The listing below should be printed exactly, every line of it. Skip the pictures.

* START Given data *

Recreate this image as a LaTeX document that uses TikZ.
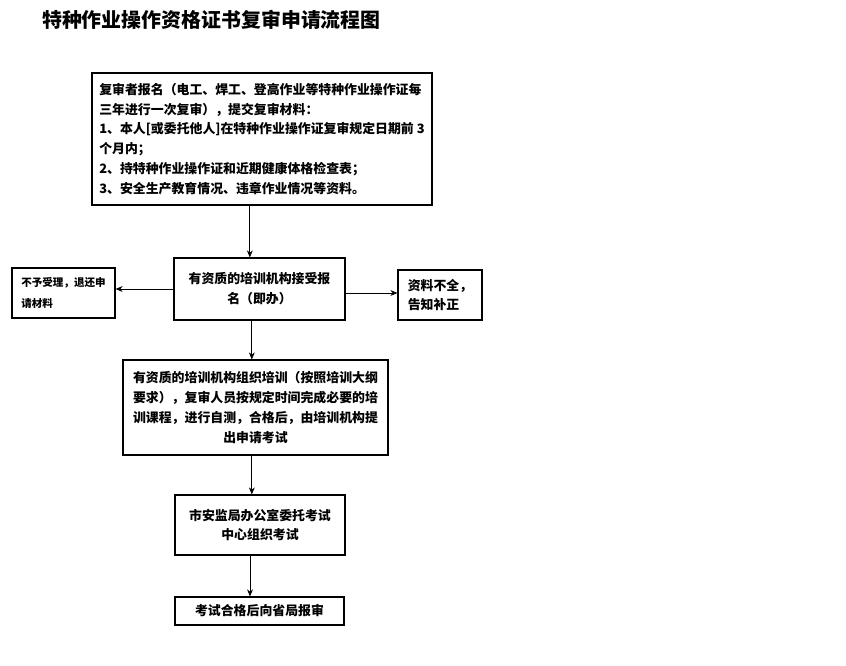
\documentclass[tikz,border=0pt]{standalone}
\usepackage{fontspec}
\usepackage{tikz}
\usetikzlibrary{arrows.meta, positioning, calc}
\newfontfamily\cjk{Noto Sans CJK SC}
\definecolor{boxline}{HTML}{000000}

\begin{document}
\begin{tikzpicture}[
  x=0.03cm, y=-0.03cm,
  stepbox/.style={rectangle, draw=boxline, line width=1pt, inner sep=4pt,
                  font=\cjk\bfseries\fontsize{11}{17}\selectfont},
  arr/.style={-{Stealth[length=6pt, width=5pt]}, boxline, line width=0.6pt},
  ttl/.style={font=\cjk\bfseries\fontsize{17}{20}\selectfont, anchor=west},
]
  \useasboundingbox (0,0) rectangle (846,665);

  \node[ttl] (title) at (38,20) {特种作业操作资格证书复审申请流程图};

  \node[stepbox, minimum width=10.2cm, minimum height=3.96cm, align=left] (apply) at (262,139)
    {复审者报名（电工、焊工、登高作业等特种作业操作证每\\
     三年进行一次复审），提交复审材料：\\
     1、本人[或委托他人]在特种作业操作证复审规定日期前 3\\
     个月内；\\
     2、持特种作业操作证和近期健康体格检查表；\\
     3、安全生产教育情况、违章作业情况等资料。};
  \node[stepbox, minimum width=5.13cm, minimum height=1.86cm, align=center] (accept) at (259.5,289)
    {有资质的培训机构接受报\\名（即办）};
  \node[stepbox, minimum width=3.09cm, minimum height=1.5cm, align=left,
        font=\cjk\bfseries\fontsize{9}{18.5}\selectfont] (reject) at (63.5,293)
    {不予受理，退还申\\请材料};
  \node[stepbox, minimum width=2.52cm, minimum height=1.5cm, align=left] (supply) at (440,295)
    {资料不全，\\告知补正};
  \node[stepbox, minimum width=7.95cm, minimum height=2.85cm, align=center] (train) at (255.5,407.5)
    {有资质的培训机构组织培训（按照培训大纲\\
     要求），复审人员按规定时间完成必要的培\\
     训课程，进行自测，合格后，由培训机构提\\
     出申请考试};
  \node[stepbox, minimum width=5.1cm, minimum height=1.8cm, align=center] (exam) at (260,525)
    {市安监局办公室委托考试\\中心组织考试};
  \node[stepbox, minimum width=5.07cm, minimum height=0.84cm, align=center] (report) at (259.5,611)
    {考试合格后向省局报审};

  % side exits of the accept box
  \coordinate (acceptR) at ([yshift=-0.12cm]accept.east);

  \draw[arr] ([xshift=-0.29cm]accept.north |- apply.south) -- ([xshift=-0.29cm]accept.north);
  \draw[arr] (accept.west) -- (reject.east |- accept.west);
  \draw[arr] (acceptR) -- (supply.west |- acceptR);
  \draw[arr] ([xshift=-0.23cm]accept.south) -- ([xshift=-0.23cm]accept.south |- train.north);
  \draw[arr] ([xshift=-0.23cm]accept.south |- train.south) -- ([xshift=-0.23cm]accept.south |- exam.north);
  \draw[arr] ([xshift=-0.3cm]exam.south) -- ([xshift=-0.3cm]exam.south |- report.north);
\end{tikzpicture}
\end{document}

* END Given data *

Solution to this exercise:
Recreate this image as a LaTeX document that uses TikZ.
\documentclass[tikz,border=0pt]{standalone}
\usepackage{fontspec}
\usepackage{tikz}
\usetikzlibrary{arrows.meta, positioning, calc}
\newfontfamily\cjk{Noto Sans CJK SC}
\definecolor{boxline}{HTML}{000000}

\begin{document}
\begin{tikzpicture}[
  x=0.03cm, y=-0.03cm,
  stepbox/.style={rectangle, draw=boxline, line width=1pt, inner sep=4pt,
                  font=\cjk\bfseries\fontsize{11}{17}\selectfont},
  arr/.style={-{Stealth[length=6pt, width=5pt]}, boxline, line width=0.6pt},
  ttl/.style={font=\cjk\bfseries\fontsize{17}{20}\selectfont, anchor=west},
]
  \useasboundingbox (0,0) rectangle (846,665);

  \node[ttl] (title) at (38,20) {特种作业操作资格证书复审申请流程图};

  \node[stepbox, minimum width=10.2cm, minimum height=3.96cm, align=left] (apply) at (262,139)
    {复审者报名（电工、焊工、登高作业等特种作业操作证每\\
     三年进行一次复审），提交复审材料：\\
     1、本人[或委托他人]在特种作业操作证复审规定日期前 3\\
     个月内；\\
     2、持特种作业操作证和近期健康体格检查表；\\
     3、安全生产教育情况、违章作业情况等资料。};
  \node[stepbox, minimum width=5.13cm, minimum height=1.86cm, align=center] (accept) at (259.5,289)
    {有资质的培训机构接受报\\名（即办）};
  \node[stepbox, minimum width=3.09cm, minimum height=1.5cm, align=left,
        font=\cjk\bfseries\fontsize{9}{18.5}\selectfont] (reject) at (63.5,293)
    {不予受理，退还申\\请材料};
  \node[stepbox, minimum width=2.52cm, minimum height=1.5cm, align=left] (supply) at (440,295)
    {资料不全，\\告知补正};
  \node[stepbox, minimum width=7.95cm, minimum height=2.85cm, align=center] (train) at (255.5,407.5)
    {有资质的培训机构组织培训（按照培训大纲\\
     要求），复审人员按规定时间完成必要的培\\
     训课程，进行自测，合格后，由培训机构提\\
     出申请考试};
  \node[stepbox, minimum width=5.1cm, minimum height=1.8cm, align=center] (exam) at (260,525)
    {市安监局办公室委托考试\\中心组织考试};
  \node[stepbox, minimum width=5.07cm, minimum height=0.84cm, align=center] (report) at (259.5,611)
    {考试合格后向省局报审};

  % side exits of the accept box
  \coordinate (acceptR) at ([yshift=-0.12cm]accept.east);

  \draw[arr] ([xshift=-0.29cm]accept.north |- apply.south) -- ([xshift=-0.29cm]accept.north);
  \draw[arr] (accept.west) -- (reject.east |- accept.west);
  \draw[arr] (acceptR) -- (supply.west |- acceptR);
  \draw[arr] ([xshift=-0.23cm]accept.south) -- ([xshift=-0.23cm]accept.south |- train.north);
  \draw[arr] ([xshift=-0.23cm]accept.south |- train.south) -- ([xshift=-0.23cm]accept.south |- exam.north);
  \draw[arr] ([xshift=-0.3cm]exam.south) -- ([xshift=-0.3cm]exam.south |- report.north);
\end{tikzpicture}
\end{document}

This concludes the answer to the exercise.